**Exercise:** Identify all lines below that hold "chart" and collect them.

**Provided entries:**
+-------+
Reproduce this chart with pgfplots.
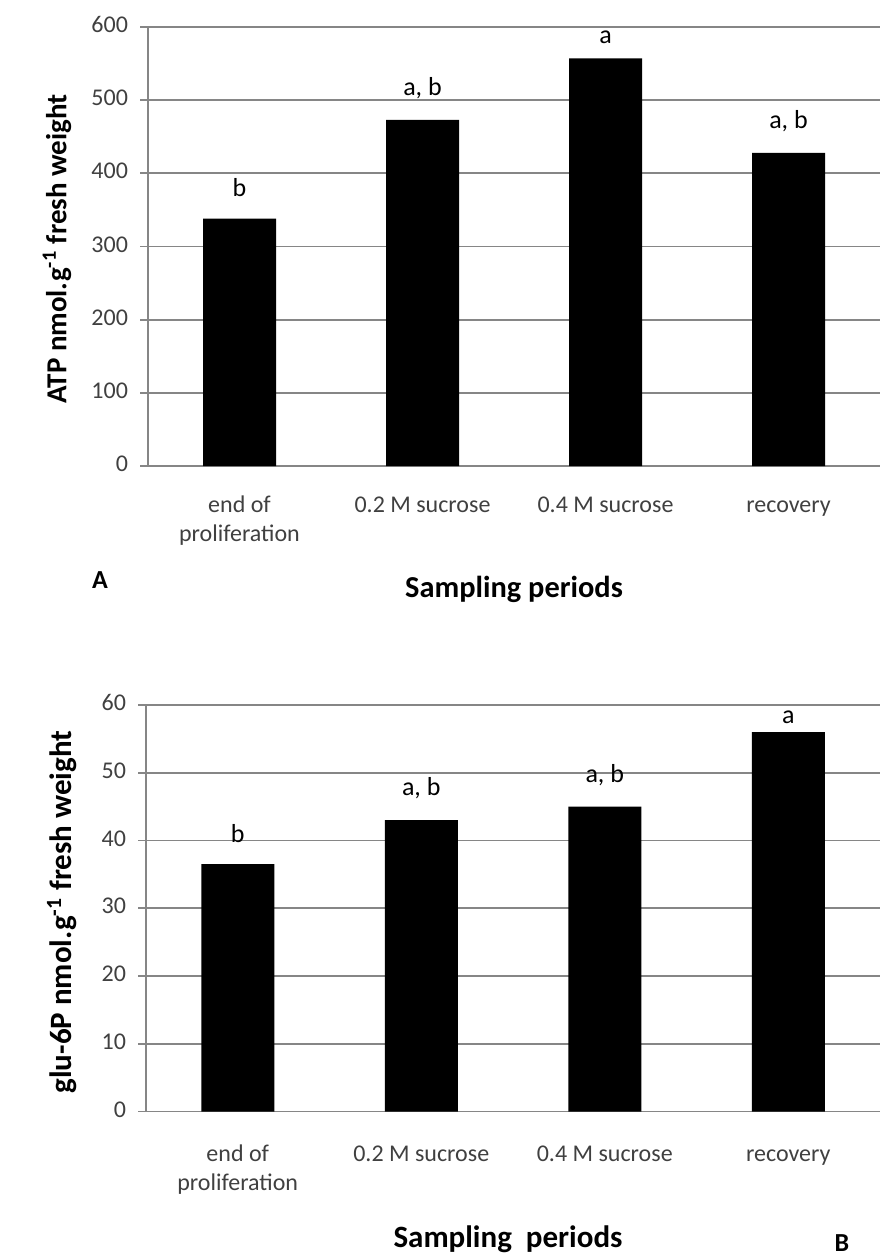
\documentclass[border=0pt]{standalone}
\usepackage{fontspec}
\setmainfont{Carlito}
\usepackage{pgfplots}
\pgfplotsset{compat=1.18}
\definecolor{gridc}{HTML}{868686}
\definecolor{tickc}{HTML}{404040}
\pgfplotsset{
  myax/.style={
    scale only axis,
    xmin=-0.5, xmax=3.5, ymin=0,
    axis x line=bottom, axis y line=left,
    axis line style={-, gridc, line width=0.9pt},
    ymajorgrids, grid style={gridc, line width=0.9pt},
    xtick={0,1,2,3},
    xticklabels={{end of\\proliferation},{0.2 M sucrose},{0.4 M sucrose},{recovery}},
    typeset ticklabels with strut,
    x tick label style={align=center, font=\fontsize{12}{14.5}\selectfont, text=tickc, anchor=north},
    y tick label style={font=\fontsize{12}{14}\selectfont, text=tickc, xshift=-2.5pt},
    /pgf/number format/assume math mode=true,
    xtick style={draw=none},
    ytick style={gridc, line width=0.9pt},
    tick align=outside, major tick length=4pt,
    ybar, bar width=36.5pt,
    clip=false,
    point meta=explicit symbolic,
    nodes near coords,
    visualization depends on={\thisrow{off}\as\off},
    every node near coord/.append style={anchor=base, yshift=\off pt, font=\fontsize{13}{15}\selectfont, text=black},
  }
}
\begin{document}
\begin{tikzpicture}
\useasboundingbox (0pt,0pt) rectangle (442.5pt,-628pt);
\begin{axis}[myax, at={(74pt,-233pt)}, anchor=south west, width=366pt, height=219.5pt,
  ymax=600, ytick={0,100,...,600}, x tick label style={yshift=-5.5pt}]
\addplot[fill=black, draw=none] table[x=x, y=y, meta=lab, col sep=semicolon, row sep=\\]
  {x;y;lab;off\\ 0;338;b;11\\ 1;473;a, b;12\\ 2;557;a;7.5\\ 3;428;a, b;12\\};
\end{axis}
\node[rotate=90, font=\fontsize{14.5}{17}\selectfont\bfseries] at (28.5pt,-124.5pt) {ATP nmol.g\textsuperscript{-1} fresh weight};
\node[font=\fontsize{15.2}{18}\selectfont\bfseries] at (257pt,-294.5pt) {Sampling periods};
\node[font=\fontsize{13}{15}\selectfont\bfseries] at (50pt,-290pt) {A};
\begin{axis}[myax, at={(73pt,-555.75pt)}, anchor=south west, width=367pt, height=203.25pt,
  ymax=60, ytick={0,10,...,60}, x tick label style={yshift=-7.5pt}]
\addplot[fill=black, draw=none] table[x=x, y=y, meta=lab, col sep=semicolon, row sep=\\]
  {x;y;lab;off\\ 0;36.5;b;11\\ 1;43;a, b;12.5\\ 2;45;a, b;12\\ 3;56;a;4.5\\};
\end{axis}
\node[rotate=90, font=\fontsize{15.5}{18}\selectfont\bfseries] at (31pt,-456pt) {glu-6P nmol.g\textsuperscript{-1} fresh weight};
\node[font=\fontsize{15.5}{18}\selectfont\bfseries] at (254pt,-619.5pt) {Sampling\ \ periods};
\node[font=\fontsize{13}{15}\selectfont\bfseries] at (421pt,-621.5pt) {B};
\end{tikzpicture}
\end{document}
+-------+
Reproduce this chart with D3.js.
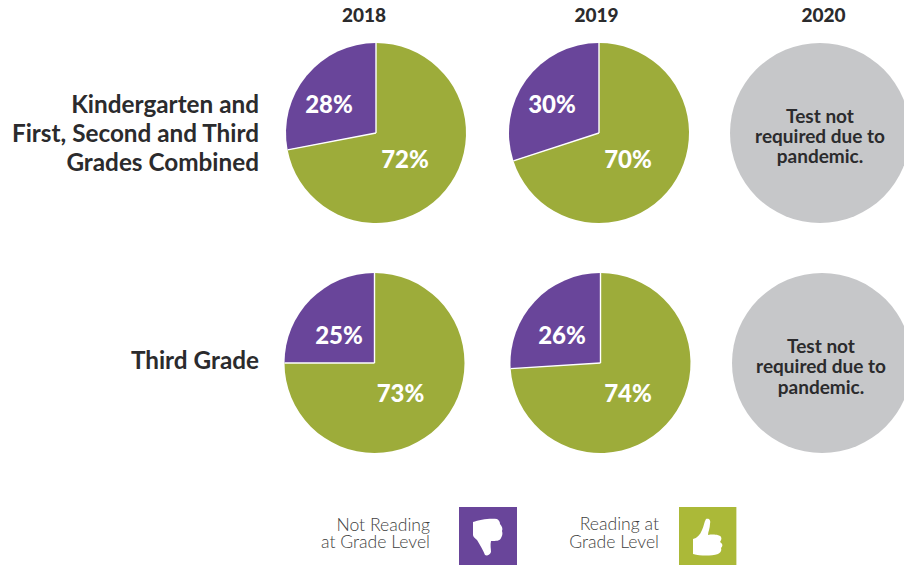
+-------+
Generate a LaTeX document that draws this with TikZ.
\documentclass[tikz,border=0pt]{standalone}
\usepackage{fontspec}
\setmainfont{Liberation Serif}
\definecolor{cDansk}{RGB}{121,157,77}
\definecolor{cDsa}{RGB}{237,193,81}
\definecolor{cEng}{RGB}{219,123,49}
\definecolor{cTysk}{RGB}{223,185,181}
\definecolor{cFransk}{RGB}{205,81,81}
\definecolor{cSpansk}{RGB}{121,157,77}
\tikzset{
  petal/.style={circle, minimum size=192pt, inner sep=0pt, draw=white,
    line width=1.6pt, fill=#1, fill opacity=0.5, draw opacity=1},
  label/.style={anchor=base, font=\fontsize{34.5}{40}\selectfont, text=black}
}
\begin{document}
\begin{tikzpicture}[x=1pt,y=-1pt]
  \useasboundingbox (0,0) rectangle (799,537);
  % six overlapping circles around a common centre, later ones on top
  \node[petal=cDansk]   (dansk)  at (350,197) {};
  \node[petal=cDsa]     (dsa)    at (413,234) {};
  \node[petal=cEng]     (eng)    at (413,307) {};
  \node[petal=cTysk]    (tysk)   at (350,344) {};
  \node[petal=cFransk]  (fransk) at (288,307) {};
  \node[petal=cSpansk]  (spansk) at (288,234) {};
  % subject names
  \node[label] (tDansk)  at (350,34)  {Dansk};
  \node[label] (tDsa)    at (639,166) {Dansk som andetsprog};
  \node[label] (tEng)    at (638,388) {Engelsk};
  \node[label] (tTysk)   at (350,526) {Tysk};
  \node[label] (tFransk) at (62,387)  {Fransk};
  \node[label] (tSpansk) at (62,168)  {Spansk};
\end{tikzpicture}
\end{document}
+-------+
**Answer to this exercise:**
Reproduce this chart with pgfplots.
Reproduce this chart with D3.js.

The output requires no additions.